While fixing THAT bug, I found out that my TLSocket.Creator property isn’t delegated properly, resulting in wrong assignment. The idea behind .Creator is, that you will always know the highest-most protocol component by it, so you can go down the chain. For example, TLFtp uses TLtcp which makes the TLSockets. On your events you get the aSocket: TLSocket as argument, and if you ask it for it’s .Creator, you should get the FTP component.
So I fixed these three huge oversights, but the finish line was still far away!
I got another bugreport from my friend about SMTP. He wanted to automate mail sending, more precisely send a SMS (via smtp) and a normal e-mail automatically. Since he needed it inside a visual application he followed my visual SMTP example and automated the process. He found out that if the SMTP.PipeLine was turned off (default, means “emulate pipelining on server”), his commands got “stuck” after the first 2.
This was another logical bug on my part. In SMTP and FTP, I have a state-machine which takes care of the various states in these protocols. It is implemented as a stack, I push the status in, wait for server response and then remove it.

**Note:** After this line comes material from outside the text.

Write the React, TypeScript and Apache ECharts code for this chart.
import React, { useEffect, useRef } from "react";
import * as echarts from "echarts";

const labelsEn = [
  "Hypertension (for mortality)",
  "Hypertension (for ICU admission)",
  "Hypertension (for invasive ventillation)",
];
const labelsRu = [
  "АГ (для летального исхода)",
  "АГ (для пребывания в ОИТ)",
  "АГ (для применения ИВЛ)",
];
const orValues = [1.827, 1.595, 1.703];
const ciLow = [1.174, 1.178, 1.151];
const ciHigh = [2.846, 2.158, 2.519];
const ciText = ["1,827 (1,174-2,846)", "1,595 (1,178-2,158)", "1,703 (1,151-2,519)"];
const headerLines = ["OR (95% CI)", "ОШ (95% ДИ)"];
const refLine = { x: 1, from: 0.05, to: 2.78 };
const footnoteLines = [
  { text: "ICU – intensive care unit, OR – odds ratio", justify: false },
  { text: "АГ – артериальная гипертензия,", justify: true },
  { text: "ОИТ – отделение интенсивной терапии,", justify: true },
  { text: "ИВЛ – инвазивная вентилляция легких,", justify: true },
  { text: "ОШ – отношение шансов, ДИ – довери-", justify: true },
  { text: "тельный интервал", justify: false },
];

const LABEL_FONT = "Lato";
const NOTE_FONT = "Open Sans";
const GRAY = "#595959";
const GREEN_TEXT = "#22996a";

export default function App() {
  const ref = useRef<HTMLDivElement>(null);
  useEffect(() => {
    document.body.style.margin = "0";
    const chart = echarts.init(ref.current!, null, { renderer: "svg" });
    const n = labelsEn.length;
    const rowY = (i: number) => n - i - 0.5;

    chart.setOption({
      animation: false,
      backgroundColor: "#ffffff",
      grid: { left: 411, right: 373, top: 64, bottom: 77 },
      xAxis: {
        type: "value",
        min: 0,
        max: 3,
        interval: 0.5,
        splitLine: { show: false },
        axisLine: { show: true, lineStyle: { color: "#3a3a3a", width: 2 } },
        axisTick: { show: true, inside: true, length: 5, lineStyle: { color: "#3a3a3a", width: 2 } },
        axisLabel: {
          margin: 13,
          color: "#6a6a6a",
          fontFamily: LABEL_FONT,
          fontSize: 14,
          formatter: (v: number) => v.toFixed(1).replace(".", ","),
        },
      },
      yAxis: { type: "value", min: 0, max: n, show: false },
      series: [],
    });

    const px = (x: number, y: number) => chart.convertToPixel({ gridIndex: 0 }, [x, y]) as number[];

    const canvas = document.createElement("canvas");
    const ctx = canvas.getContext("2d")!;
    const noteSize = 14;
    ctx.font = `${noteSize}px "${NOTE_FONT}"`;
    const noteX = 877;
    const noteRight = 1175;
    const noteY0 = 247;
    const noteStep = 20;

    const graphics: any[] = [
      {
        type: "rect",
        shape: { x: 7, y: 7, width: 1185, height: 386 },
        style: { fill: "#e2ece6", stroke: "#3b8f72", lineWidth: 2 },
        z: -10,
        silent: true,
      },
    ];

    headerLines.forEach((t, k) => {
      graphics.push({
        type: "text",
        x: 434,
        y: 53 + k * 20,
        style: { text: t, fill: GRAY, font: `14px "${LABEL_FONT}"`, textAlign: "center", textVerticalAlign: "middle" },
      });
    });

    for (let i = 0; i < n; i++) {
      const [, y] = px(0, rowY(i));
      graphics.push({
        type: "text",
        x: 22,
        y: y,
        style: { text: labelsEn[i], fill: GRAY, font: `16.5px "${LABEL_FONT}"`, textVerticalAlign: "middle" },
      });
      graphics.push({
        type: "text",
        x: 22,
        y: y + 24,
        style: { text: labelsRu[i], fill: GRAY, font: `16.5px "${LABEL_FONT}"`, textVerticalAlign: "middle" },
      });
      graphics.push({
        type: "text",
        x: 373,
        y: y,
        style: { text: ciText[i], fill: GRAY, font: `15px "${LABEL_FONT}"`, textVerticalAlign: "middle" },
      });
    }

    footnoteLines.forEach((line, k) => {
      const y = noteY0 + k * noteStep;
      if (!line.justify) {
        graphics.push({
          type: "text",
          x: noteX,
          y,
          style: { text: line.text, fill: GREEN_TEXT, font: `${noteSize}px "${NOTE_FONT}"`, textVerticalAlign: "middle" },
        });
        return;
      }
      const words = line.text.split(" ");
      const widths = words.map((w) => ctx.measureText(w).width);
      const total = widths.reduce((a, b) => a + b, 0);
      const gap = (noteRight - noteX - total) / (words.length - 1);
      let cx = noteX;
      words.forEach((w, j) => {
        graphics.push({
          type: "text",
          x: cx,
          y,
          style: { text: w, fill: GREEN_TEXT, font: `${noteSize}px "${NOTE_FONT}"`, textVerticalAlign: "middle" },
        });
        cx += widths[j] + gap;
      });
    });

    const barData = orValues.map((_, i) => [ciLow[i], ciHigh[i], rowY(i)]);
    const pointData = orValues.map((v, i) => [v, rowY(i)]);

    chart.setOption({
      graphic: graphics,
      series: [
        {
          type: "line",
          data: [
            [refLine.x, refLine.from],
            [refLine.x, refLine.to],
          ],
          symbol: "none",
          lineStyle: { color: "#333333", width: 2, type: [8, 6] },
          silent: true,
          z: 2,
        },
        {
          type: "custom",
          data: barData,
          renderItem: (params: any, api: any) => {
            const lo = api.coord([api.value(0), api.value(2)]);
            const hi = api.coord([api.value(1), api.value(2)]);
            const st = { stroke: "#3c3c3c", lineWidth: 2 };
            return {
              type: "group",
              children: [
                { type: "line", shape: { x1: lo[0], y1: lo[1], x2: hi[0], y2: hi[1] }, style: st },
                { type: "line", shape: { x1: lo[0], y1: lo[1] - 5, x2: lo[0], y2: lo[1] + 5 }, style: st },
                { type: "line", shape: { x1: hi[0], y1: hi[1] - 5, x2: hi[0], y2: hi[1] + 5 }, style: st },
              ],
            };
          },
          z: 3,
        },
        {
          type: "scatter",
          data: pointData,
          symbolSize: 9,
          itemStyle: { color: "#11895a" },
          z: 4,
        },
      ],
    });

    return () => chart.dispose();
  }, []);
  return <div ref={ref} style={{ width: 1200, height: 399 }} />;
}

The problem was, that I reported success or failure via OnSuccess/OnFailure BEFORE I removed the given status from the stack. If you sent another command inside OnSuccess/OnFailure event handler, the command would get pushed on the stack, but when the execution returned to me, removed again. This basically causes a de-sync, because now SMTP/FTP is waiting for a command not issued.
There was one additional bug fixed during the marathon, not reported but noticed while I tested SSL on both SMTP and HTTP examples. In HTTP I noticed that in Windows, HTTPS download of a page failed, it just got stuck in the middle. I was quite sure it had to do with the windows gui eventer I use in case of visual lNet, because it worked in Linux, and the console version worked in Windows too. Since I use WSAAsyncSelect for the visual eventer core functionality, I decided to properly study it’s documentation on MSDN and see what’s up. It hit me when I read about the “re-enabling” functions. You see, in WSAAsyncSelect, you tell windows “watch this socket for event xxx”. When the given event happens (like “can read”), you get a windows message. The problem is, that after it’s reported, WSAAsyncSelect DOESN’T watch for the event anymore, until you call a “re-enabling” function. However with SSL_read, it’s a problem, because it doesn’t call recv() always, it sometimes just processess the rest of its internal buffers. This causes a de-sync of the event flip-flop. I fixed it by a little hack, since I want the event to always be reported if there’s anything in the buffer, I did a recv() with MSG_PEEK after each read event reported. This ensures that WSAAsyncSelect watches for reads again without removing anything from the recv buffer.
So.. that’s about it. There were some minor example fixes along the way but nothing to write about. I hope this doesn’t undermine lNet’s viability for you. I’d also like to thank my friend Jano Kolesár for all the testing on SMTP.